What’s your biggest fear? Spiders, sharks, maybe confined spaces? For a long time, mine has been retirement investing.
I’m 24 years old, and my heartbeat still reaches a healthy gallop, my fingers fidgeting on the keyboard, as I log into my retirement account and stare at the numbers and charts on the screen. What do they mean? Is it enough? Do I need to be saving more? How am I supposed to know if this will be enough in 40 years?
Utter terror is what Jeff Hill sees on his students’ faces when he brings up investing in his family finance class. Hill, who has a doctorate in family and human development and is a recently retired professor of family life at Brigham Young University, has taught 21,000 students family finance over the course of 10 years. “Students just think it’s so mysterious, and it’s hard to do, and you can really make big mistakes, and you don’t want to lose your money, all of those kinds of things,” Hill told me. “What I tried to do is just make it easy for people, take the mystery out of it.”
Saving for retirement is essential — yet according to U.S. Census data, fewer than half of working Americans have a retirement account. Your social security likely won’t be enough for you to live a comfortable retirement, and unless Congress reforms the system, it may not be there for you at all, as social security funds are projected to be insolvent by 2032.
So how do you start investing for retirement — and make it easy? First, fight anxiety with anxiety.
Investing anxiety, and how to handle it
Many of us fear our retirement accounts because we fear losing money, especially when we are young and don’t have a lot of cash to spare. But by not investing, we are losing money anyway because of inflation, according to Hill. From 2000–2022, inflation has averaged about 2.5%, so “if you put (your money) under your mattress, you’ll lose 2.5% to inflation every year,” says Hill. On the other hand, investing in stocks has an average return of 7%–10%, and bonds average about 4.5%–5%. You guarantee money depreciation if you don’t invest. So if your anxiety is saying you’ll lose money from investing, counter that with the guaranteed reality of losing money to inflation.
The stock market is constantly oscillating. Stocks will fall. This can also cause anxiety, but with the long game of retirement investing, you don’t really lose money until you sell your stocks. “If the stock market goes down,” Hill told me, “that is exactly NOT the time to get out of the stock market because you will solidify those losses, and you really will lose money.” Retirement investments need to stay put — especially, when the market is down — because the market will go back up eventually and your stocks will gain value again.
The miracle of compound interest
When is the best time to start investing?
Right now.
“Even investing a little bit early makes a big difference,” Hill told me. That’s because of what Hill calls the “miracle of compound interest.” Compound interest, according to Forbes, is when the interest you earn on your money is reinvested, so you earn interest on your interest. According to a compound interest calculator, if you invest $10 every month for 40 years (totaling $4,800) at a 7% interest rate, the magic of compound interest will give you $26,411.25. If, however, you invest $10 a month for only 20 years (totaling $2,400), you will end up with $5,249.65. Your money grows in both scenarios, but time really does make a difference.

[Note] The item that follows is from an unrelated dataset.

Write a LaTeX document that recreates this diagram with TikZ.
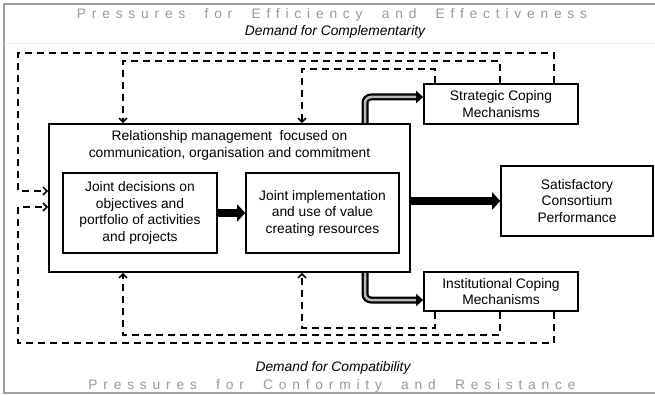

Starting early is important, but how do you prioritize putting money into retirement when you also want to put money toward a house downpayment or toward paying off debts?
“I don’t think you wait to invest until you’re debt free,” Hill said. He recommends spreading out our savings to fund each of our priorities, even if it’s just a little bit toward each. Put some money into an emergency fund, put some toward debts to cover more than the minimum payment and then put some toward retirement investing. Your future self will thank you.
How to starting investing
Investing can seem overwhelming, but there are several companies out there that make it easy. Whether you create an account with Betterment, Fidelity Investments, Vanguard or another company, a Roth IRA (individual retirement account) is what Hill recommends setting up. With a Roth IRA, you pay taxes on your contributions upfront, and when you retire, you can take the money out tax free.
If you work for a company that offers 401(k) matching, that’s a great opportunity for free money. Most employers will offer up to a 4%–6% match, so it’s important to ensure that you are contributing at least enough to earn the full match.
When you start a retirement investing account, you want to ensure that your stocks-to-bonds ratio is high: around 90% stocks and 10% bonds. As you get closer to retirement, you gradually trade in your stocks for bonds because bonds are more stable — but they have a lower return than stocks. If you invest with a company, you can set up a target date fund with your retirement age goal, and they will adjust your ratio for you. You can also set up automatic monthly deposits to ensure that you are always adding to your account, even if it’s just a few dollars a month to start.
If you still feel anxious about your retirement account or the idea of investing, that’s okay. It’s normal to feel a little anxious about finances. But when we let our anxieties justify avoidance, that’s when we really hurt ourselves — especially our future selves. Don’t wait to invest, whether you’re in your 20s or 40s, whether you have a dollar to spare or $100. As Hill says, “I can’t imagine a time when the best time to start investing isn’t right now.”